In Milan, Jil Sander’s Simone Bellotti translated Richard Prince’s Hoods into sculptural garments with car-panel curvature and rigid contours. Elsewhere, designers continued mining the canon: Louis Vuitton reunited with Takashi Murakami for the seventh edition of its Artycapucines collection; Piaget collaborated with the Andy Warhol Foundation on a limited-edition Andy Warhol “Collage” timepiece; and, of course, Loewe found new footing in dialogue with Josef and Anni Albers.

TINGUELY’S CENTENARY WENT OFF WITH A BANG

Tinguely’s centenary sparked a surge of kinetic energy across Europe, as museums revisited the artist’s collaborations, mechanical irreverence, and radical rethinking of sculpture. His unruly, machine-driven imagination felt uncannily of-the-moment, speaking to a world negotiating automation, spectacle, and the need for communal joy. The Lehmbruck Museum in Duisburg set the tone, reuniting Tinguely with his early collaborator and first wife, Eva Aeppli, in an exhibition that offered a rare, comprehensive view of their intertwined artistic development. In Paris, the Grand Palais continued the conversation with Niki de Saint Phalle, Jean Tinguely, Pontus Hulten, celebrating the creative alliances that helped reshape postwar European art.

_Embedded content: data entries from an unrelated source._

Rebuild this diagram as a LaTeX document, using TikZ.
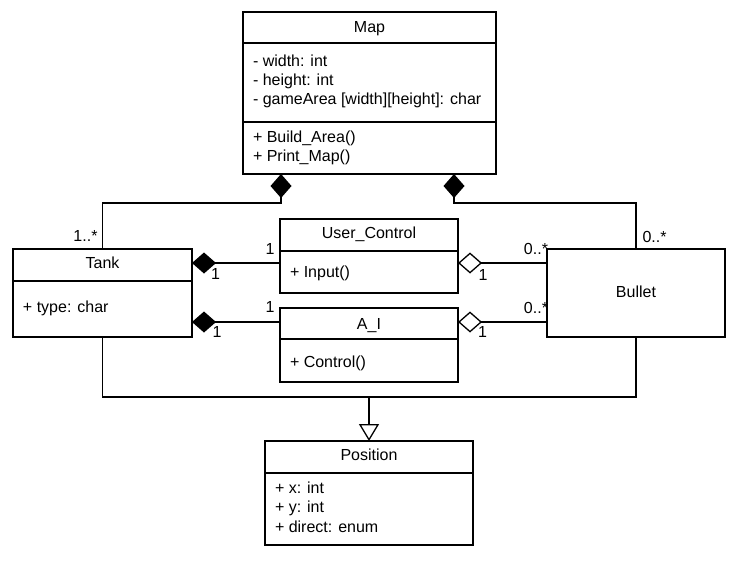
\documentclass[tikz,border=0pt]{standalone}
\usepackage{fontspec}
\setmainfont{Liberation Sans}
\usetikzlibrary{arrows.meta}
\begin{document}
\begin{tikzpicture}[x=1pt,y=-1pt,
  every node/.style={inner sep=0pt,outer sep=0pt,font=\fontsize{16}{19}\selectfont},
  cls/.style={draw,line width=1.3pt,anchor=north west,minimum width=#1},
  txt/.style={anchor=base west},
  ttl/.style={anchor=base},
  lbl/.style={anchor=base},
  conn/.style={line width=1.3pt},
  comp/.style={conn,-{Diamond[length=24pt,width=21pt,fill=black]}},
  aggr/.style={conn,-{Diamond[length=24pt,width=21pt,fill=white]}},
  gen/.style={conn,-{Triangle[length=17pt,width=20pt,fill=white]}}]
\useasboundingbox (0,0) rectangle (736,562);
% classes
\node[cls=253pt,minimum height=162pt] (map) at (243,12) {};
\node[cls=179pt,minimum height=88pt] (tank) at (13,249) {};
\node[cls=178pt,minimum height=74pt] (uc) at (280,219) {};
\node[cls=178pt,minimum height=74pt] (ai) at (280,308) {};
\node[cls=178pt,minimum height=88pt] (bullet) at (547,249) {};
\node[cls=208pt,minimum height=104pt] (pos) at (265,441) {};
% separators
\draw[conn] (map.west |- 0,43) -- (map.east |- 0,43);
\draw[conn] (map.west |- 0,122) -- (map.east |- 0,122);
\draw[conn] (tank.west |- 0,281) -- (tank.east |- 0,281);
\draw[conn] (uc.west |- 0,251) -- (uc.east |- 0,251);
\draw[conn] (ai.west |- 0,339) -- (ai.east |- 0,339);
\draw[conn] (pos.west |- 0,473) -- (pos.east |- 0,473);
% texts
\node[ttl] (mapT) at (369.5,32) {Map};
\node[txt] (mapA1) at (253,66) {- width: int};
\node[txt] (mapA2) at (253,85) {- height: int};
\node[txt] (mapA3) at (253,104) {- gameArea [width][height]: char};
\node[txt] (mapM1) at (253,142) {+ Build\_Area()};
\node[txt] (mapM2) at (253,161) {+ Print\_Map()};
\node[ttl] (tankT) at (102.5,268.5) {Tank};
\node[txt] (tankA) at (23,312.5) {+ type: char};
\node[ttl] (ucT) at (369,238.5) {User\_Control};
\node[txt] (ucM) at (290,277) {+ Input()};
\node[ttl] (aiT) at (369,329) {A\_I};
\node[txt] (aiM) at (290,367.5) {+ Control()};
\node[ttl] (bulletT) at (636,297) {Bullet};
\node[ttl] (posT) at (369,460.5) {Position};
\node[txt] (posA1) at (275,493.5) {+ x: int};
\node[txt] (posA2) at (275,512.5) {+ y: int};
\node[txt] (posA3) at (275,532) {+ direct: enum};
% composition from Map
\draw[comp] (tank.north) -- ++(0,-46) -| ([xshift=-88.5pt]map.south);
\draw[comp] (bullet.north) -- ++(0,-46) -| ([xshift=84.5pt]map.south);
% UC / AI connections
\coordinate (ucL) at ([yshift=-7pt]uc.west);
\coordinate (ucR) at ([yshift=-7pt]uc.east);
\coordinate (aiL) at ([yshift=23pt]ai.west);
\coordinate (aiR) at ([yshift=23pt]ai.east);
\draw[comp] (ucL) -- (ucL -| tank.east);
\draw[comp] (aiL) -- (aiL -| tank.east);
\draw[aggr] (ucR -| bullet.west) -- (ucR);
\draw[aggr] (aiR -| bullet.west) -- (aiR);
% generalization
\coordinate (join) at (pos.north |- 0,397);
\draw[conn] (tank.south) |- (join) -| (bullet.south);
\draw[gen] (join) -- (pos.north);
% multiplicities
\node[anchor=base east] (m1) at (97.5,241) {1..*};
\node[anchor=base west] (m2) at (642.5,242) {0..*};
\node[lbl] (m3) at (270,254) {1};
\node[lbl] (m4) at (215.5,279) {1};
\node[lbl] (m5) at (270,312) {1};
\node[lbl] (m6) at (217,337) {1};
\node[lbl] (m7) at (483,280) {1};
\node[lbl] (m8) at (482.5,337) {1};
\node[anchor=base east] (m9) at (548,254) {0..*};
\node[anchor=base east] (m10) at (548,313) {0..*};
\end{tikzpicture}
\end{document}
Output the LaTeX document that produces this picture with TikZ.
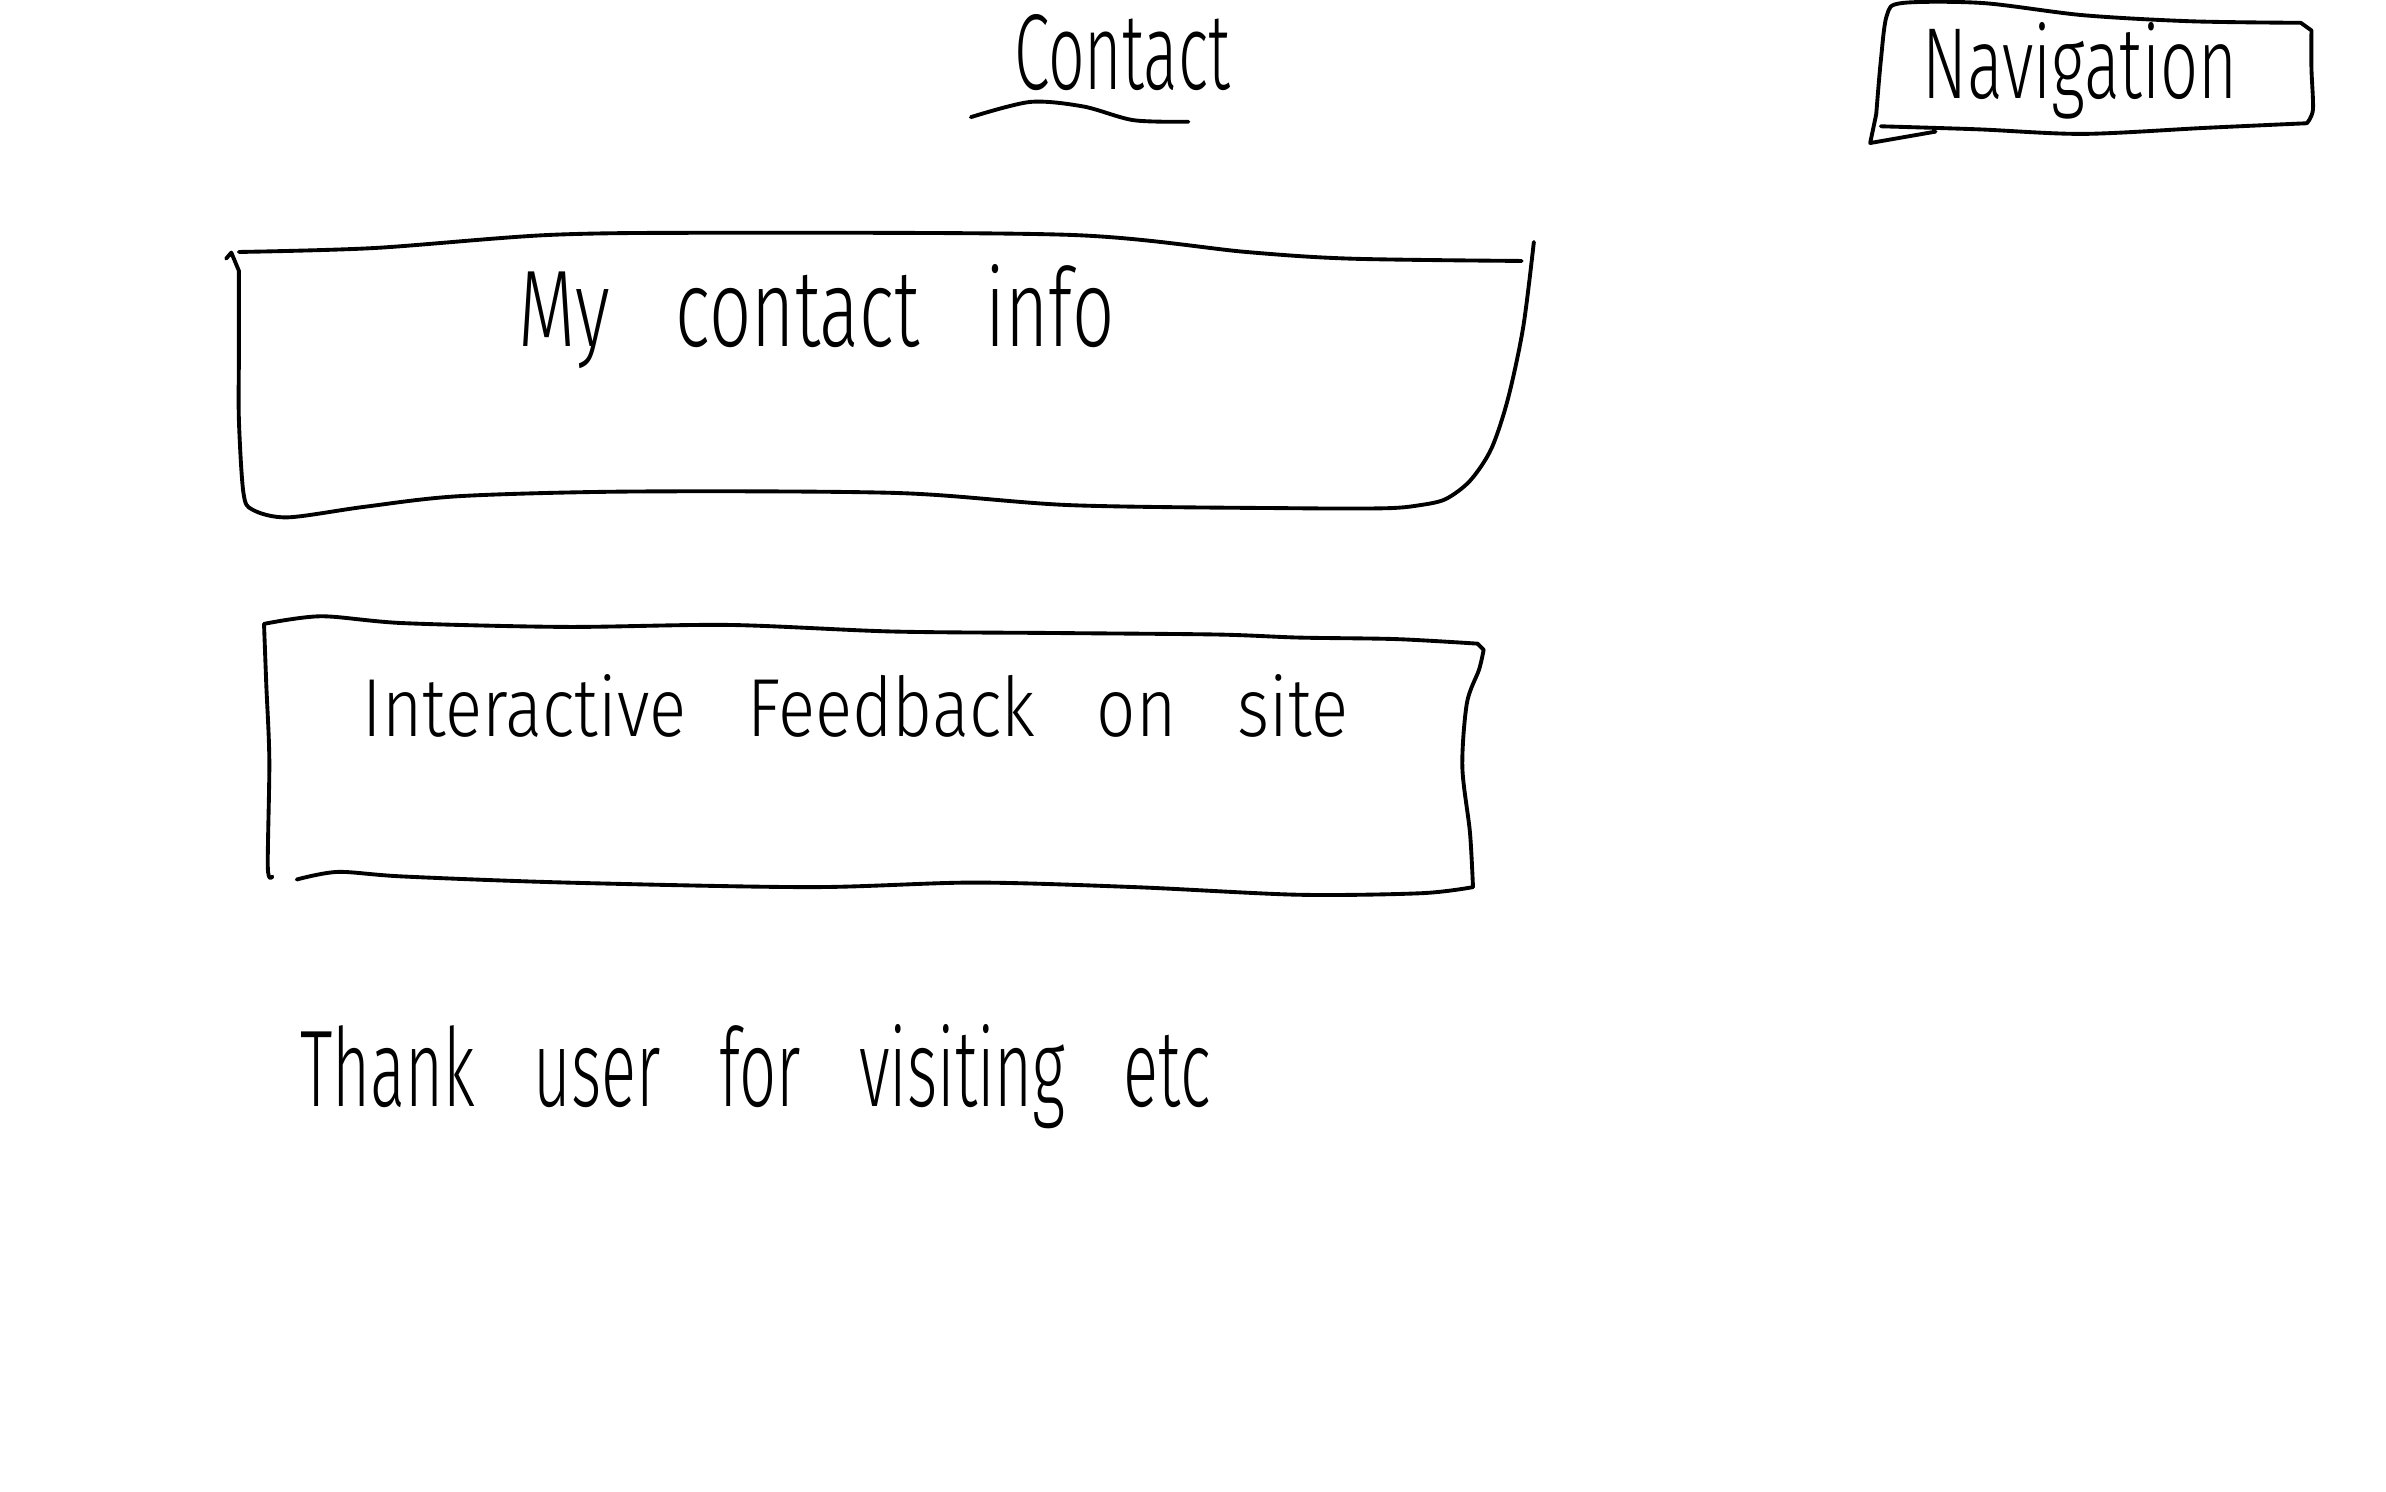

Museum Tinguely brought the celebration to Basel, marking what would have been the artist’s 100th birthday with an open-air gathering, complete with a tongue-in-cheek moustache dress code, and the debut of Scream Machines, a ghost-train–inspired installation reviving the anarchic spirit of Tinguely’s 1977 Crocrodrome de Zig et Puce (1977). Geneva’s Musée Rath echoed this momentum by recreating Tinguely’s 1983 exhibition, complete with restored sculptures and newly donated drawings. In an age defined by technology, pageantry, and mayhem, Tinguely’s unruly machines — built from scrap, powered by chance, and designed for collective delight — speak directly to the present. His spirit, cooperative, chaotic, and triumphantly alive, still moves. Even Switzerland’s postal service joined in, issuing a centenary stamp featuring his beloved Fasnachtsbrunnen.